Menurut kiai yang akrab disapa Kiai Ubaidullah ini, keputusan tersebut perlu dilihat dengan penuh pertimbangan, mengingat sejarah kelam masih membekas dalam memori kolektif bangsa.
“Terlalu dini memberi gelar pahlawan pada Soeharto. Luka itu masih menganga. Jadi, mudah-mudahan saja kita bisa mengambil hikmah dari realita ini,” ujar Kiai Ubaidullah, menekankan pentingnya pembelajaran dari peristiwa sejarah.
Lebih lanjut, Kiai Ubaidullah menyoroti logika pemberian gelar yang semata-mata berdasarkan lama kekuasaan dan pembangunan. Ia menegaskan bahwa pembangunan merupakan kewajiban yang harus dijalankan oleh setiap pemimpin.
“Pahlawan karena lama berkuasa toh yang digunakan uang rakyat. Yang namanya pembangunan itu kewajiban. Seorang pemimpin wajib-wajib saja (melaksanakan pembangunan),” jelasnya.
Kiai Ubaidullah juga mengingatkan kembali peristiwa tragis tahun 1998, di mana pengorbanan para mahasiswa dan elemen masyarakat menjadi bagian dari catatan sejarah yang tidak terhapuskan.
“Apa yang telah terjadi ini (pemberian gelar pahlawan Soeharto) merupakan pelajaran bagi kita semua, bagaimana perjuangan teman-teman 98 anyir darahnya masih bisa tercium,” ucapnya dengan nada prihatin.
Meski mengakui bahwa dinamika politik di Indonesia kerap menghadirkan kebijakan yang perlu diterima sebagai sebuah kenyataan, Kiai Ubaidullah menegaskan bahwa peran masyarakat, khususnya Nahdlatul Ulama, untuk terus menyuarakan nilai-nilai kebenaran dan keadilan tidak boleh padam.
“Tapi inilah suatu kenyataan perpolitikan yang ada di Indonesia,” katanya. “Meskipun kita akui sejarah itu milik penguasa, milik pemenang, tetapi realita tidak bisa diubah. Kita bisa memberi catatan-catatan saja.

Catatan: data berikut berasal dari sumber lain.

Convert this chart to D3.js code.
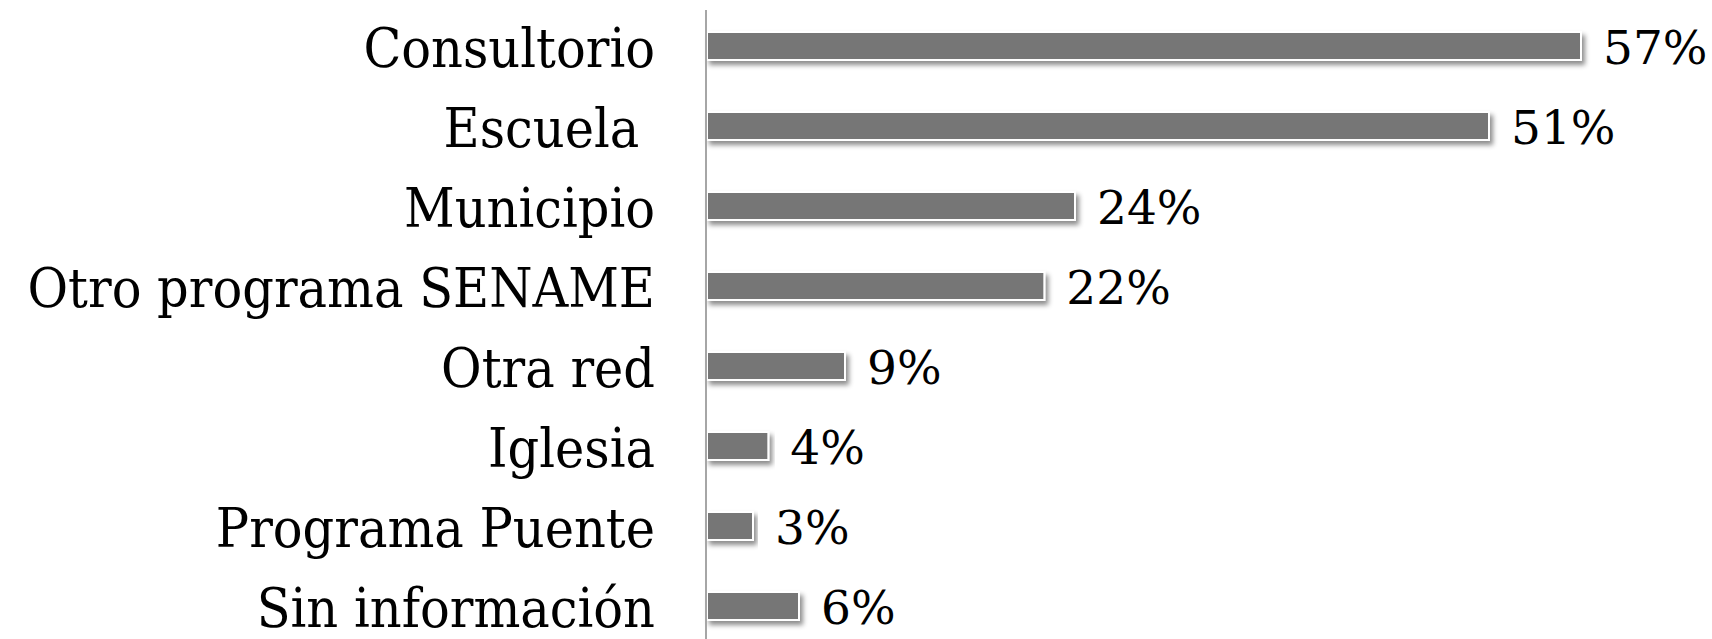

Bahwa tugas kita untuk terus berjuang.”
Kiai Ubaidullah menyampaikan kekhawatirannya bahwa pengangkatan Soeharto sebagai pahlawan dapat menimbulkan kontradiksi dengan suara-suara moral dan perlawanan terhadap ketidakadilan di masa lalu. Hal ini, menurutnya, berpotensi menghambat kemajuan bangsa.
“Suara-suara moral dan perlawanan jadi kontradiktif dengan diangkatnya Soeharto sebagai pahlawan. Nilai-nilai mana yang harus kita ikuti?” tanyanya secara retoris. “Yang jadi kekhawatiran saya kita akan berjalan di tempat.”